A website will shortly be launched to gauge the opinions of people across the globe about the game. As well as featuring an in-depth and extensive questionnaire about football, it will also let supporters submit recommendations on what ways, if any, the sport can be improved.

FRC chairman Eugene McGee said the feedback will be vital in obtaining a consensus.

“The website will be crucial because it will give anybody and everybody, those who write to newspapers and journalists and so on, the chance to submit their opinions on Gaelic football in email or whatever.

“It’s a good democratic process and we’ll see what happens. We will study and read them all — thousands of them, whatever it is.”

Since their establishment shortly after Congress in April, the FRC have held four meetings, the latest coming last weekend.

McGee revealed he has already received 200 observations on Gaelic football via email directly to him or the GAA.

“It just emphasises the enormity of this task because there’s a huge divergence of view on Gaelic football.”

He hopes to be able to put forward recommendations to the GAA by November at the latest.

“We were asked by the president [Liam O’Neill] to finish by the end of October because he wants to take it to the next stage and start a national debate on football.”

National referees’ committee chairman Pat McEnaney was one of a number of people the FRC met with last week.
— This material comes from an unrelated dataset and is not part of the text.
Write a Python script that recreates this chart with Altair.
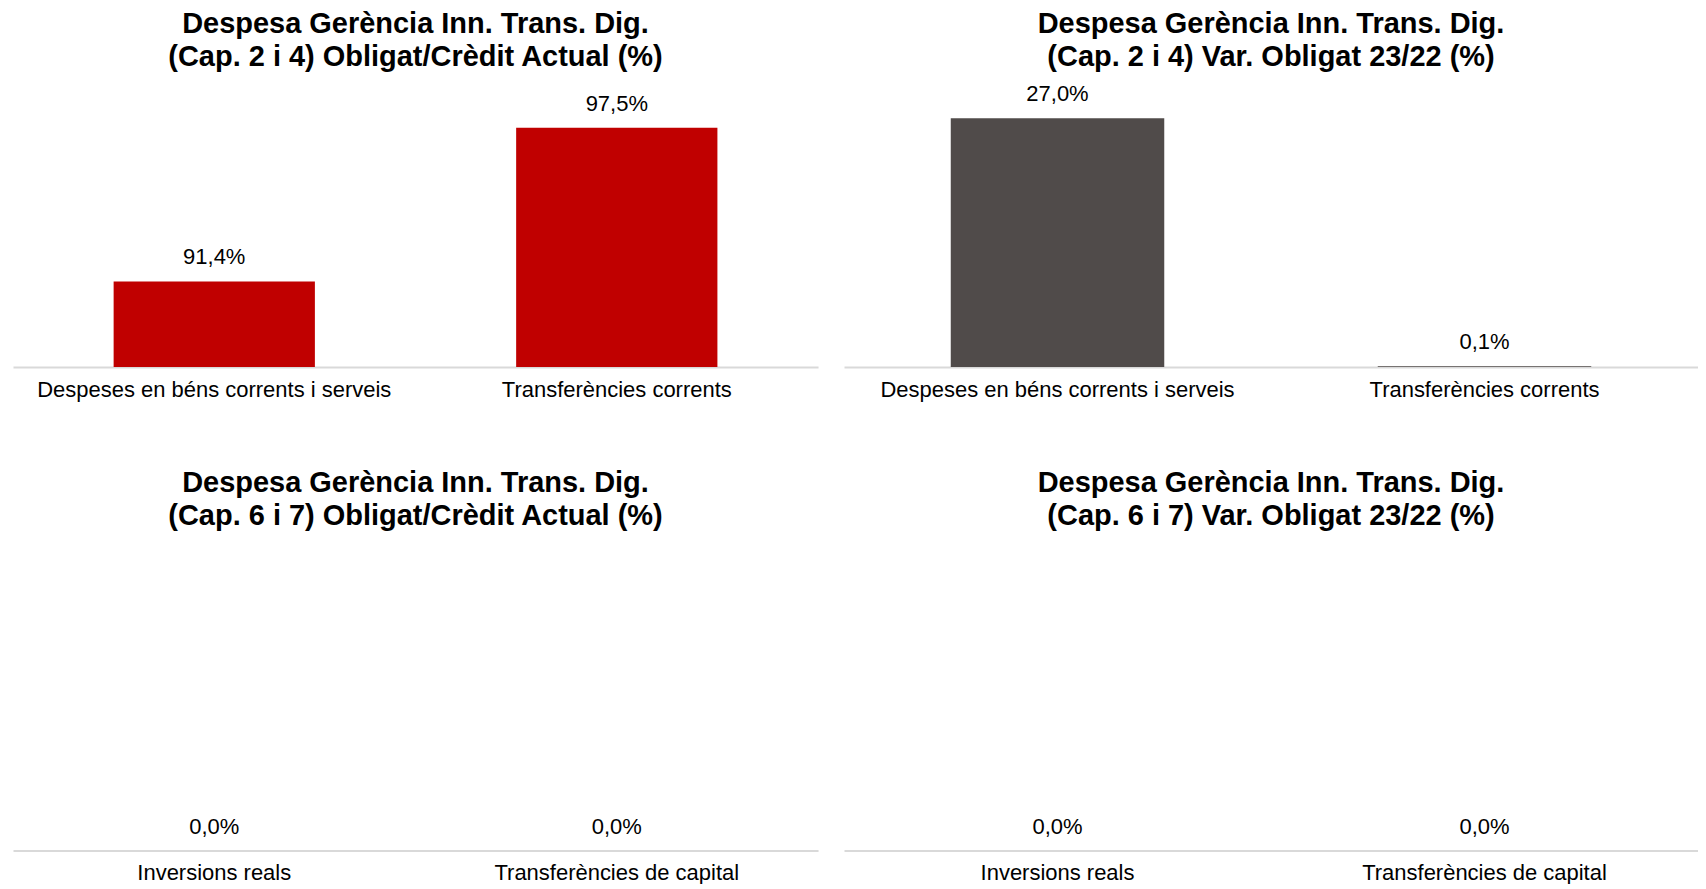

McEnaney suggested a new advantage rule would benefit the sport but McGee would not be drawn on whether the idea had merit.

“My personal views are irrelevant, even though I have obviously expressed many of them in newspapers and TV over the years.

“Myself and the other guys, we have to adopt a code of total neutrality. It’s not my job to say, ‘I want an advantage rule’ or ‘I don’t want an advantage rule’.

“We have to hear what hundreds and probably thousands of people want to say about these things.

“At the end of it then, we’ll look at a consensus and propose things to the president but we’re not the decision-making body. We’re the information-making body, really.”